Tolkien’s priors are no secret — Arthurian legend, Finnish folklore, the Kalevala, Wagner’s Ring Cycle, which itself mines similar mythology, etc. Without those things, the Lord of the Rings would likely not exist, and if it did, it probably wouldn’t make any sense to us. If Lord of the Rings didn’t exist, modern fantasy would either be very different, or quite possibly wouldn’t exist at all as a headlining genre as it does today. His stories are simply another piece of this mythopoeia, another voice carrying its own reinterpreted version of those old tunes for a while.
Tolkien meant something slightly different than I do, in terms of humans being sub-creator with the divine. My interpretation is more on the order of symbols, psyche, and society, but it seems salient here. Co-creator rather than sub-creator.

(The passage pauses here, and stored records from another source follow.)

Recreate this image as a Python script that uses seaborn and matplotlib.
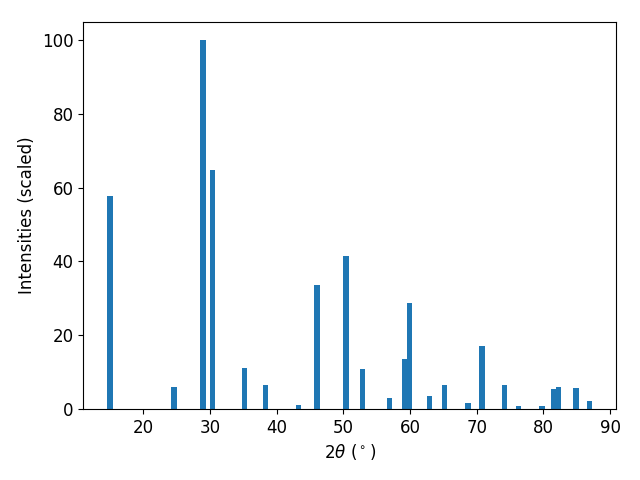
import matplotlib
matplotlib.use('Agg')
import matplotlib.pyplot as plt
import numpy as np
import seaborn as sns

# peak positions (2theta, degrees) and scaled intensities
two_theta = [15.05, 24.65, 29.0, 30.35, 35.2, 38.3, 43.3, 46.07, 50.4, 52.9,
             56.9, 59.2, 59.9, 62.9, 65.2, 68.7, 70.8, 74.2, 76.3, 79.8,
             81.6, 82.3, 84.9, 86.9]
intensity = [57.7, 6.0, 100.0, 64.8, 11.1, 6.5, 1.1, 33.6, 41.5, 10.8,
             3.0, 13.5, 28.7, 3.5, 6.5, 1.6, 17.1, 6.5, 0.8, 0.8,
             5.4, 6.0, 5.7, 2.2]

plt.rcParams['font.size'] = 12
color = sns.color_palette('tab10')[0]

fig, ax = plt.subplots(figsize=(6.4, 4.8), dpi=100)
ax.bar(two_theta, intensity, width=0.8, color=color)
ax.set_xlabel(r'$2\theta$ ($^\circ$)')
ax.set_ylabel('Intensities (scaled)')
fig.subplots_adjust(left=0.13, right=0.963, bottom=0.148, top=0.955)
fig.savefig('out.png', dpi=100)
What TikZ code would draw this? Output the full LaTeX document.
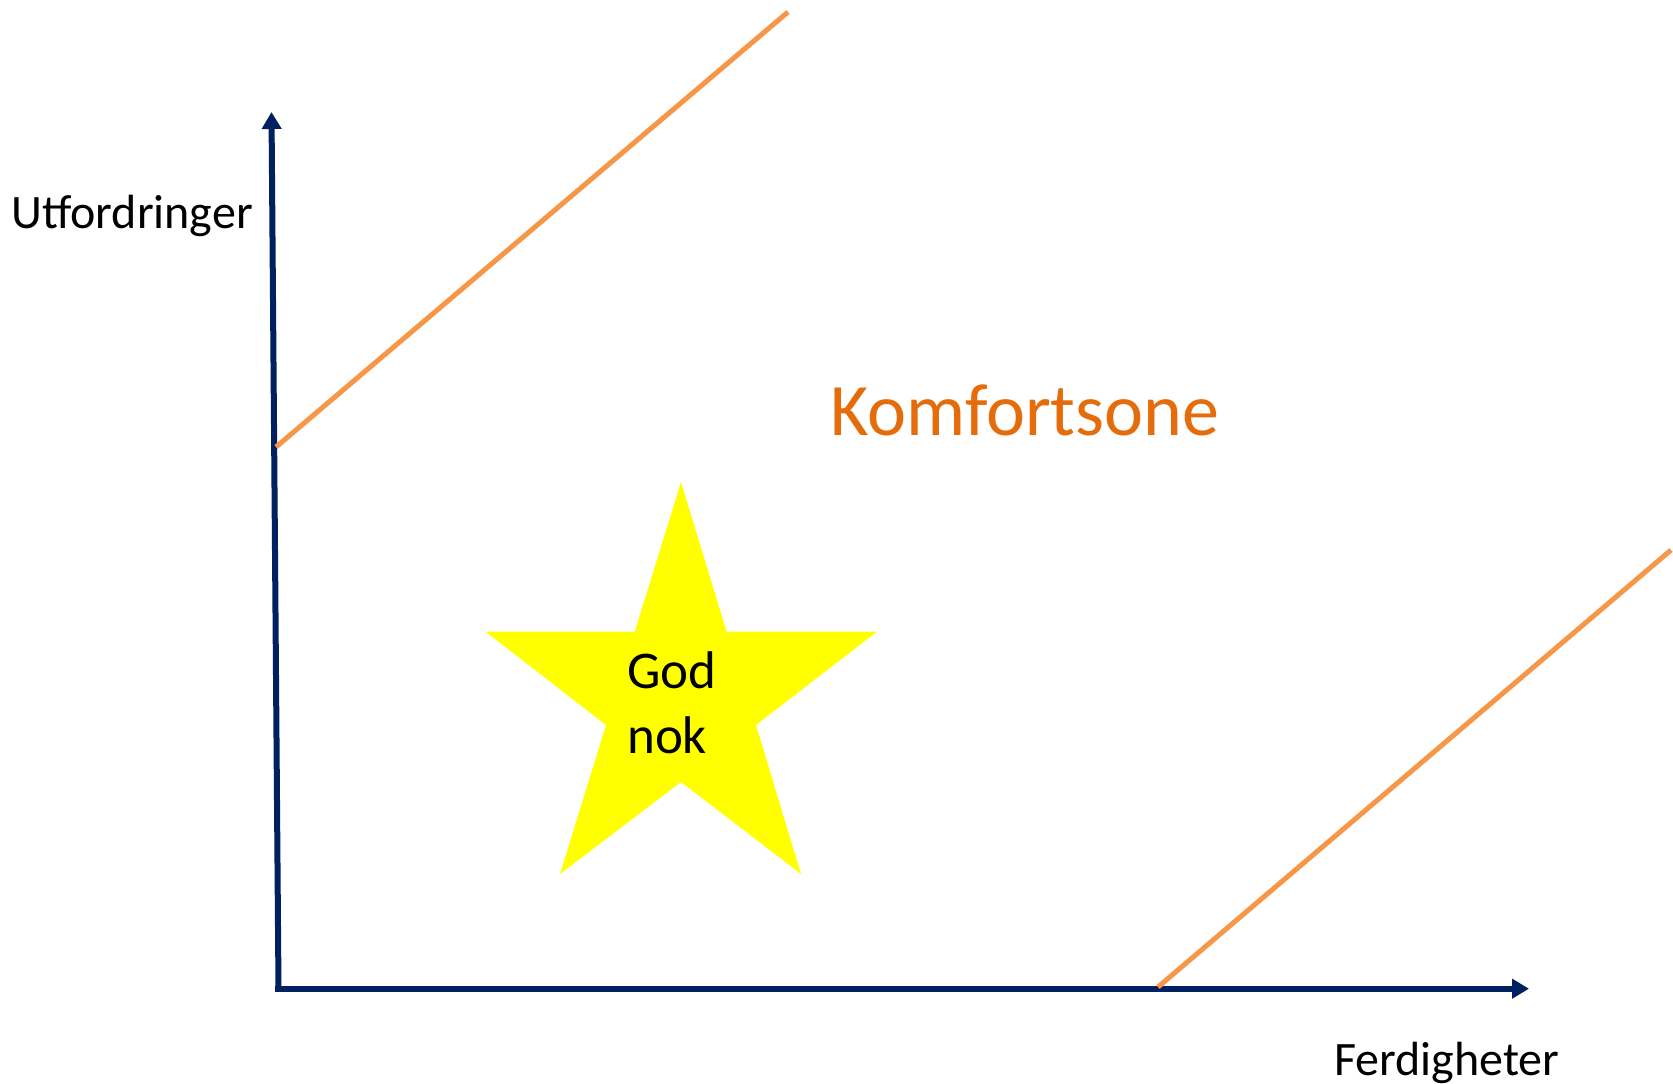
\documentclass[tikz,border=0pt]{standalone}
\usepackage{fontspec}
\setmainfont{Carlito}
\usetikzlibrary{arrows.meta}
\definecolor{AxisNavy}{HTML}{002060}
\definecolor{ZoneLine}{HTML}{F79646}
\definecolor{ZoneText}{HTML}{E46C0A}
\definecolor{StarFill}{HTML}{FFFF00}

\begin{document}
\begin{tikzpicture}[
      x=1pt, y=-1pt,
      axis/.style={draw=AxisNavy, line width=6pt, -{Triangle[length=17pt, width=19pt]}},
      zoneline/.style={draw=ZoneLine, line width=5pt},
      lbl/.style={font=\fontsize{48}{58}\selectfont, anchor=base west, inner sep=0pt},
      zonelbl/.style={font=\fontsize{74}{88}\selectfont, text=ZoneText, anchor=base west, inner sep=0pt},
      starlbl/.style={font=\fontsize{53}{65}\selectfont, align=left, anchor=north west, inner sep=0pt}
    ]
    \useasboundingbox (0,0) rectangle (1673,1084);

    % axes
    \coordinate (origin) at (278.5,988.7);
    \coordinate (ytop)   at (271.5,112);
    \coordinate (xend)   at (1529,988.7);
    \draw[axis] (275,988.7) -- (xend);
    \draw[axis] (origin) -- (ytop);

    % comfort zone borders
    \coordinate (upA) at (276,447);
    \coordinate (upB) at (788,12);
    \coordinate (loA) at (1158,987);
    \coordinate (loB) at (1671,550);
    \draw[zoneline] (upA) -- (upB);
    \draw[zoneline] (loA) -- (loB);

    % star
    \fill[StarFill] (681,482) -- (726.6,631.6) -- (877,631.6) -- (756,725)
      -- (801,874) -- (681,782) -- (560,874) -- (606,725)
      -- (485.5,631.6) -- (634.8,631.6) -- cycle;

    % labels
    \node[lbl] (ylab) at (11,228) {Utfordringer};
    \node[lbl] (xlab) at (1334,1075) {Ferdigheter};
    \node[zonelbl] (zone) at (830,435) {Komfortsone};
    \node[starlbl] (good) at (627,651) {God\\nok};
\end{tikzpicture}
\end{document}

Maybe this doesn’t strike others as deeply as it does me, but for me it is a big part of the allure and mystery of being an artist. My own work both in fiction and non-fiction have always begun and ended with this specific sense of mythopoeia, and our participation in a chain with all the people and ideas we are changed by.
It changes us, and hopefully we change others in our fashion, after our own contribution has been added or taken away.
Speaking as an artist, yes, so long as we need money to survive I want to be paid for my work, but it isn’t why I do what I do. I do it to find my place in that conversation, both between the living and the dead. In dialogue with an Ai as well? Well, why not?
You’re still a drummer if you’re playing on V-Drums or decide to turn to programming MIDI or sampling loops. You’re still an artist if you’re working with the outputs from Ai. You’re still an artist if you hang a urinal in a gallery and call it a fountain. The question, as always, is what you do with it, and how that affects others.
Either that, or none of us are. Surely corporations will use Ai to promote their interests, but nothing I value is served by avoiding a useful tool because corporations will do what they do. Your right to call yourself an artist was never the issue.
For all the uncertainty that exists around this technology, the one thing Ai isn’t going to do is steal the pencil (or stylus) from out of your hand. Let’s be co-creators, and begin to shift from concepts of ownership to participation.